Investments made into Green Bonds has soared in recent years, throwing off the labels from cynics that green investments are merely style over substance.
Countries and corporations alike are starting to take notice of the growing international demand, at home and abroad, for Socially Responsible Investments (SRIs), particularly Green Bonds.
Canada is a prime example of a nation where issuance is yet to catch up with demand, with investors willing to ‘crawl over each other to buy them’, when offered. This is highlighted by the Green Bond offering of January this year from the government of Ontario, where investor demand inspired an offer increase to Can$1 Billion, the largest Green Bond offer in Canada to date. Canadian issuance in 2017 saw an 80% increase from 2016 and 2018 is predicted to continue this trend, based on rising investor demand.
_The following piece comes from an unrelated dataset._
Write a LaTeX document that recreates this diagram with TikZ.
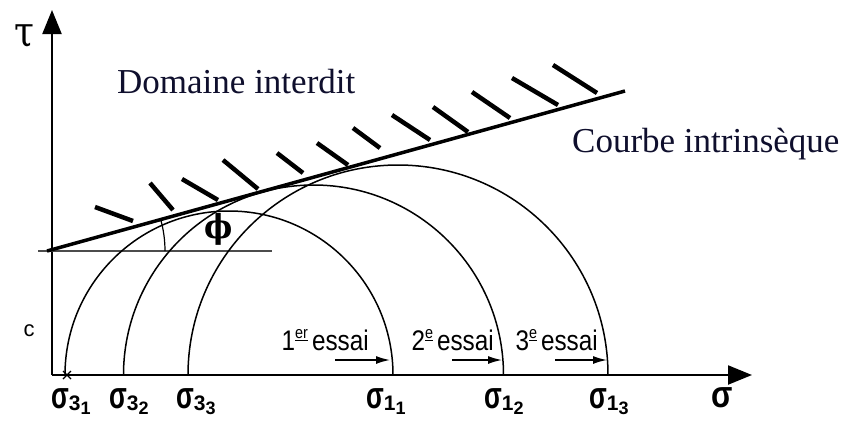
\documentclass[tikz,border=0pt]{standalone}
\usepackage{graphicx}
\usepackage{fontspec}
\setmainfont{Liberation Serif}
\newfontfamily\lsans{Liberation Sans}
\newfontfamily\dserif{DejaVu Serif}
\usetikzlibrary{arrows.meta}
\definecolor{navy}{RGB}{15,15,45}
\newcommand{\sgm}[2]{{\lsans\bfseries\fontsize{26}{26}\selectfont\scalebox{1}[1.45]{σ}\fontsize{21}{21}\selectfont\raisebox{-2pt}{#1}\fontsize{18}{18}\selectfont\raisebox{-6pt}{#2}}}
\newcommand{\essaitxt}[2]{{\lsans\fontsize{27}{27}\selectfont\scalebox{0.9}[1.05]{#1\raisebox{0.42em}{\fontsize{16}{16}\selectfont\underline{#2}}\,essai}}}
\begin{document}
\begin{tikzpicture}[x=1pt,y=-1pt,
  axis/.style={line width=2.2pt,-{Triangle[length=24pt,width=19pt]}},
  circ/.style={line width=1.5pt},
  hatch/.style={line width=4.5pt},
  intr/.style={line width=3.5pt},
  essarrow/.style={line width=1.5pt,-{Latex[length=14pt,width=8pt]}},
  big/.style={text=navy,font=\fontsize{35}{35}\selectfont,inner sep=0pt},
  lab/.style={inner sep=0pt}]
\useasboundingbox (0,0) rectangle (856,421);
\fill[white] (0,0) rectangle (856,421);

% axes
\coordinate (O) at (52,375);
\coordinate (ytip) at (52,10);
\coordinate (xtip) at (752,375);
\draw[axis] (O) -- (ytip);
\draw[axis] (O) -- (xtip);

% horizontal reference line at c
\coordinate (h1) at (38,251);
\coordinate (h2) at (272,251);
\draw[line width=1.3pt,black!70] (h1) -- (h2);

% Mohr circles
\draw[circ] (65,375) arc[start angle=180,end angle=360,radius=164];
\draw[circ] (123.5,375) arc[start angle=180,end angle=360,radius=190];
\draw[circ] (188,375) arc[start angle=180,end angle=360,radius=210];

% intrinsic curve
\coordinate (A) at (47,251);
\coordinate (B) at (625,91);
\draw[intr] (A) -- (B);

% angle phi
\draw[line width=1.2pt] (A) ++(118,0) arc[start angle=0,end angle=-15.5,radius=118];
\node[lab,font=\dserif\bfseries\fontsize{30}{30}\selectfont] (phi) at (219,229) {\scalebox{1}[1.1]{ϕ}};

% hatches
\foreach \a/\b/\c/\d in {95/207/133/221,150/183/173/210,182/179/218/200,223/160/258/189,
  277/153/303/173,317/143/348/165,353/128/380/148,392/115/430/140,433/107/468/132,
  472/92/510/118,512/78/558/105,553/65/597/93}
  \draw[hatch] (\a,\b) -- (\c,\d);

% star mark at sigma3_1
\draw[line width=1.3pt] (63,371) -- (71,379) (63,379) -- (71,371) (62,375) -- (72,375);

% trial arrows
\coordinate (e1a) at (335,360); \coordinate (e1b) at (390,360);
\coordinate (e2a) at (452,360); \coordinate (e2b) at (502,360);
\coordinate (e3a) at (555,360); \coordinate (e3b) at (607,360);
\draw[essarrow] (e1a) -- (e1b);
\draw[essarrow] (e2a) -- (e2b);
\draw[essarrow] (e3a) -- (e3b);
\node[lab,anchor=base east] (t1) at (369,350) {\essaitxt{1}{er}};
\node[lab,anchor=base east] (t2) at (494,350) {\essaitxt{2}{e}};
\node[lab,anchor=base east] (t3) at (598,350) {\essaitxt{3}{e}};

% axis labels
\node[lab] (tau) at (24,36) {\dserif\fontsize{30}{30}\selectfont\scalebox{1.2}[1.4]{τ}};
\node[lab] (c) at (29,331) {\lsans\fontsize{22}{22}\selectfont c};
\node[lab,anchor=base west] (s31) at (51,408) {\sgm{3}{1}};
\node[lab,anchor=base west] (s32) at (109,408) {\sgm{3}{2}};
\node[lab,anchor=base west] (s33) at (176,408) {\sgm{3}{3}};
\node[lab,anchor=base west] (s11) at (366,408) {\sgm{1}{1}};
\node[lab,anchor=base west] (s12) at (484,408) {\sgm{1}{2}};
\node[lab,anchor=base west] (s13) at (589,408) {\sgm{1}{3}};
\node[lab,anchor=base west] (sig) at (711,407) {\lsans\bfseries\fontsize{26}{26}\selectfont\scalebox{1.2}[1.45]{σ}};

% texts
\node[big,anchor=base west] (dom) at (117,93) {Domaine interdit};
\node[big,anchor=base west] (cou) at (572,152) {Courbe intrinsèque};
\end{tikzpicture}
\end{document}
From a global perspective, Climate Bonds Initiative, an international, investor-focused non-profit organisation, predicts the Green Bonds market to grow to over $250 Billion by the end of Q4, 2018, an increase of over 55% from the previous year.
Even large multi-nationals such as BBVA have also decided to follow the global example being set, issuing an £881 Million Green Bond offer.
Amio Wealth was quick to recognise the trend in these emerging markets, identifying the Waste-to-Energy and Sustainable Housing sectors as those with the potential for significant growth over the coming months and years.
The waste sector alone has the potential to contribute a 10-15% reduction in global greenhouse gas emissions and with this comes the potential for lucrative investment opportunities.